§ SOURCE MATERIAL:
** BEGIN **
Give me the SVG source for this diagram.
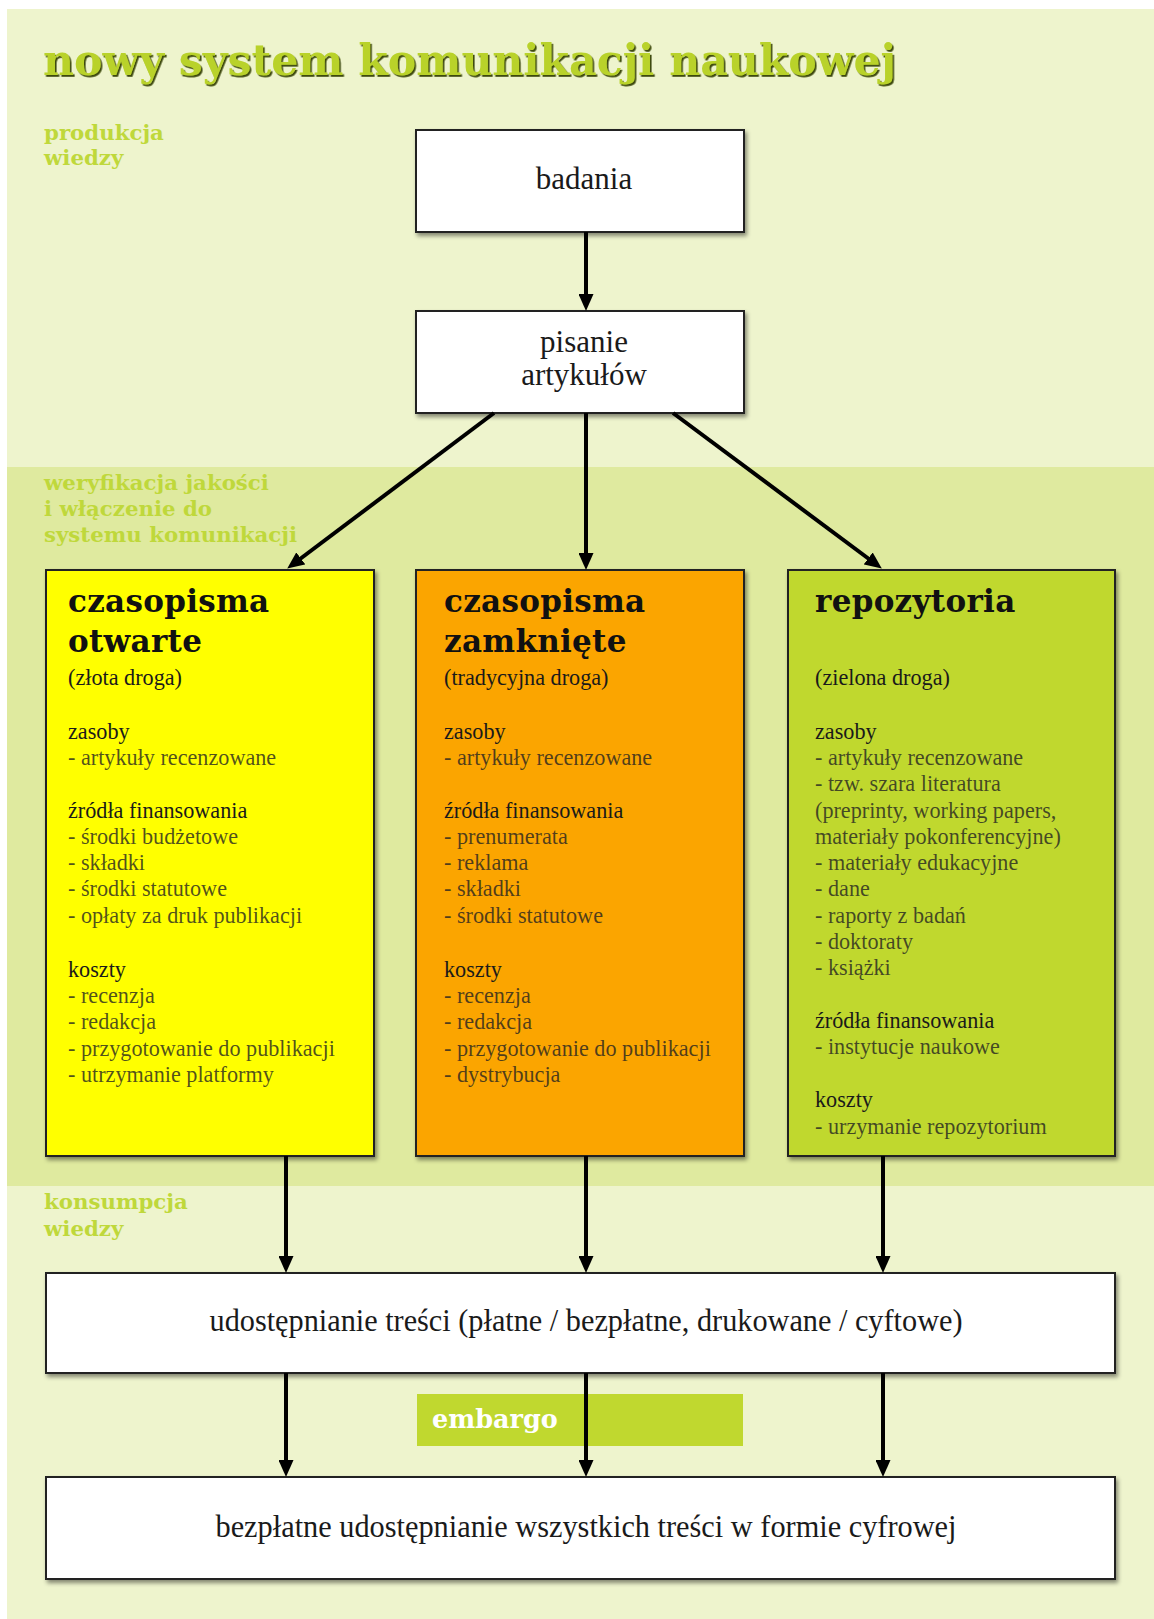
<svg xmlns="http://www.w3.org/2000/svg" width="1154" height="1619" viewBox="0 0 1154 1619">
<defs>
<style>
.bg1{fill:#eef4cd}
.bg2{fill:#dfea9f}
.title{font-family:"DejaVu Serif",serif;font-weight:bold;font-size:43px;fill:#b9d22c}
.sec{font-family:"DejaVu Serif",serif;font-weight:bold;font-size:21.3px;fill:#bfd83b}
.box{stroke:#222;stroke-width:2}
.wbox{fill:#ffffff}
.lbl{font-family:"Liberation Serif",serif;font-size:31px;fill:#1a1a1a}
.head{font-family:"DejaVu Serif",serif;font-weight:bold;font-size:31px;fill:#111;letter-spacing:0.3px}
.sub{font-family:"Liberation Serif",serif;font-size:22.2px;fill:#1a1a1a}
.item{font-family:"Liberation Serif",serif;font-size:22.2px;fill:#222;fill-opacity:0.78}
.conn{stroke:#000;stroke-width:4;fill:none}
</style>
<filter id="shadow" x="-5%" y="-5%" width="115%" height="115%">
<feDropShadow dx="2" dy="3" stdDeviation="2" flood-color="#000" flood-opacity="0.45"/>
</filter>
<filter id="tshadow" x="-2%" y="-10%" width="104%" height="130%">
<feDropShadow dx="1.6" dy="1.8" stdDeviation="0.4" flood-color="#3e4a10" flood-opacity="1"/>
</filter>
<marker id="arrow" markerUnits="userSpaceOnUse" markerWidth="17" markerHeight="15" refX="6" refY="7.5" orient="auto">
<path d="M0,0 L17,7.5 L0,15 z" fill="#000"/>
</marker>
</defs>

<rect x="0" y="0" width="1154" height="1619" fill="#ffffff"/>
<rect class="bg1" x="7" y="9" width="1147" height="1610"/>
<rect class="bg2" x="7" y="467" width="1147" height="719"/>

<text class="title" x="43" y="75" textLength="853" lengthAdjust="spacingAndGlyphs" filter="url(#tshadow)">nowy system komunikacji naukowej</text>

<g id="section-labels">
<text class="sec" x="44" y="140">produkcja</text>
<text class="sec" x="44" y="165">wiedzy</text>
<text class="sec" x="44" y="490">weryfikacja jakości</text>
<text class="sec" x="44" y="516">i włączenie do</text>
<text class="sec" x="44" y="542">systemu komunikacji</text>
<text class="sec" x="44" y="1209">konsumpcja</text>
<text class="sec" x="44" y="1236">wiedzy</text>
</g>

<g id="badania">
<rect class="box wbox" x="416" y="130" width="328" height="102" filter="url(#shadow)"/>
<text class="lbl" x="584" y="189" text-anchor="middle">badania</text>
</g>

<g id="pisanie">
<rect class="box wbox" x="416" y="311" width="328" height="102" filter="url(#shadow)"/>
<text class="lbl" x="584" y="352" text-anchor="middle">pisanie</text>
<text class="lbl" x="584" y="385" text-anchor="middle">artykułów</text>
</g>

<g id="czasopisma-otwarte">
<rect class="box" x="46" y="570" width="328" height="586" fill="#ffff00" filter="url(#shadow)"/>
<text class="head"><tspan x="68" y="612">czasopisma</tspan><tspan x="68" y="652">otwarte</tspan></text>
<text class="sub" x="68" y="685">(złota droga)</text>
<text class="sub" x="68" y="739">zasoby</text>
<text class="item" x="68" y="765">- artykuły recenzowane</text>
<text class="sub" x="68" y="818">źródła finansowania</text>
<text class="item"><tspan x="68" y="844">- środki budżetowe</tspan><tspan x="68" y="870">- składki</tspan><tspan x="68" y="896">- środki statutowe</tspan><tspan x="68" y="923">- opłaty za druk publikacji</tspan></text>
<text class="sub" x="68" y="977">koszty</text>
<text class="item"><tspan x="68" y="1003">- recenzja</tspan><tspan x="68" y="1029">- redakcja</tspan><tspan x="68" y="1056">- przygotowanie do publikacji</tspan><tspan x="68" y="1082">- utrzymanie platformy</tspan></text>
</g>

<g id="czasopisma-zamkniete">
<rect class="box" x="416" y="570" width="328" height="586" fill="#fba503" filter="url(#shadow)"/>
<text class="head"><tspan x="444" y="612">czasopisma</tspan><tspan x="444" y="652">zamknięte</tspan></text>
<text class="sub" x="444" y="685">(tradycyjna droga)</text>
<text class="sub" x="444" y="739">zasoby</text>
<text class="item" x="444" y="765">- artykuły recenzowane</text>
<text class="sub" x="444" y="818">źródła finansowania</text>
<text class="item"><tspan x="444" y="844">- prenumerata</tspan><tspan x="444" y="870">- reklama</tspan><tspan x="444" y="896">- składki</tspan><tspan x="444" y="923">- środki statutowe</tspan></text>
<text class="sub" x="444" y="977">koszty</text>
<text class="item"><tspan x="444" y="1003">- recenzja</tspan><tspan x="444" y="1029">- redakcja</tspan><tspan x="444" y="1056">- przygotowanie do publikacji</tspan><tspan x="444" y="1082">- dystrybucja</tspan></text>
</g>

<g id="repozytoria">
<rect class="box" x="788" y="570" width="327" height="586" fill="#c0d82f" filter="url(#shadow)"/>
<text class="head" x="815" y="612" letter-spacing="1.4">repozytoria</text>
<text class="sub" x="815" y="685">(zielona droga)</text>
<text class="sub" x="815" y="739">zasoby</text>
<text class="item"><tspan x="815" y="765">- artykuły recenzowane</tspan><tspan x="815" y="791">- tzw. szara literatura</tspan><tspan x="815" y="818">(preprinty, working papers,</tspan><tspan x="815" y="844">materiały pokonferencyjne)</tspan><tspan x="815" y="870">- materiały edukacyjne</tspan><tspan x="815" y="896">- dane</tspan><tspan x="815" y="923">- raporty z badań</tspan><tspan x="815" y="949">- doktoraty</tspan><tspan x="815" y="975">- książki</tspan></text>
<text class="sub" x="815" y="1028">źródła finansowania</text>
<text class="item" x="815" y="1054">- instytucje naukowe</text>
<text class="sub" x="815" y="1107">koszty</text>
<text class="item" x="815" y="1134">- urzymanie repozytorium</text>
</g>

<g id="udostepnianie">
<rect class="box wbox" x="46" y="1273" width="1069" height="100" filter="url(#shadow)"/>
<text class="lbl" x="586" y="1331" text-anchor="middle" font-size="30.5" textLength="753" lengthAdjust="spacingAndGlyphs">udostępnianie treści (płatne / bezpłatne, drukowane / cyftowe)</text>
</g>

<g id="embargo">
<rect x="417" y="1394" width="326" height="52" fill="#c0d82f"/>
<text x="432" y="1428" font-family="DejaVu Serif, serif" font-weight="bold" font-size="25.5" fill="#ffffff">embargo</text>
</g>

<g id="bezplatne">
<rect class="box wbox" x="46" y="1477" width="1069" height="102" filter="url(#shadow)"/>
<text class="lbl" x="586" y="1537" text-anchor="middle" font-size="30.5" textLength="741" lengthAdjust="spacingAndGlyphs">bezpłatne udostępnianie wszystkich treści w formie cyfrowej</text>
</g>

<g id="connectors">
<line class="conn" x1="586" y1="232" x2="586" y2="300" marker-end="url(#arrow)"/>
<line class="conn" x1="494" y1="413" x2="296" y2="562" marker-end="url(#arrow)"/>
<line class="conn" x1="586" y1="413" x2="586" y2="559" marker-end="url(#arrow)"/>
<line class="conn" x1="673" y1="413" x2="873" y2="562" marker-end="url(#arrow)"/>
<line class="conn" x1="286" y1="1156" x2="286" y2="1262" marker-end="url(#arrow)"/>
<line class="conn" x1="586" y1="1156" x2="586" y2="1262" marker-end="url(#arrow)"/>
<line class="conn" x1="883" y1="1156" x2="883" y2="1262" marker-end="url(#arrow)"/>
<line class="conn" x1="286" y1="1373" x2="286" y2="1466" marker-end="url(#arrow)"/>
<line class="conn" x1="586" y1="1373" x2="586" y2="1466" marker-end="url(#arrow)"/>
<line class="conn" x1="883" y1="1373" x2="883" y2="1466" marker-end="url(#arrow)"/>
</g>
</svg>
** END **
§ TASK PROMPT: Give back exactly the lines from the first line of the data through the line with "system komunikacji naukowej</text>", pictures excluded.

§ RESULT:
Give me the SVG source for this diagram.
<svg xmlns="http://www.w3.org/2000/svg" width="1154" height="1619" viewBox="0 0 1154 1619">
<defs>
<style>
.bg1{fill:#eef4cd}
.bg2{fill:#dfea9f}
.title{font-family:"DejaVu Serif",serif;font-weight:bold;font-size:43px;fill:#b9d22c}
.sec{font-family:"DejaVu Serif",serif;font-weight:bold;font-size:21.3px;fill:#bfd83b}
.box{stroke:#222;stroke-width:2}
.wbox{fill:#ffffff}
.lbl{font-family:"Liberation Serif",serif;font-size:31px;fill:#1a1a1a}
.head{font-family:"DejaVu Serif",serif;font-weight:bold;font-size:31px;fill:#111;letter-spacing:0.3px}
.sub{font-family:"Liberation Serif",serif;font-size:22.2px;fill:#1a1a1a}
.item{font-family:"Liberation Serif",serif;font-size:22.2px;fill:#222;fill-opacity:0.78}
.conn{stroke:#000;stroke-width:4;fill:none}
</style>
<filter id="shadow" x="-5%" y="-5%" width="115%" height="115%">
<feDropShadow dx="2" dy="3" stdDeviation="2" flood-color="#000" flood-opacity="0.45"/>
</filter>
<filter id="tshadow" x="-2%" y="-10%" width="104%" height="130%">
<feDropShadow dx="1.6" dy="1.8" stdDeviation="0.4" flood-color="#3e4a10" flood-opacity="1"/>
</filter>
<marker id="arrow" markerUnits="userSpaceOnUse" markerWidth="17" markerHeight="15" refX="6" refY="7.5" orient="auto">
<path d="M0,0 L17,7.5 L0,15 z" fill="#000"/>
</marker>
</defs>

<rect x="0" y="0" width="1154" height="1619" fill="#ffffff"/>
<rect class="bg1" x="7" y="9" width="1147" height="1610"/>
<rect class="bg2" x="7" y="467" width="1147" height="719"/>

<text class="title" x="43" y="75" textLength="853" lengthAdjust="spacingAndGlyphs" filter="url(#tshadow)">nowy system komunikacji naukowej</text>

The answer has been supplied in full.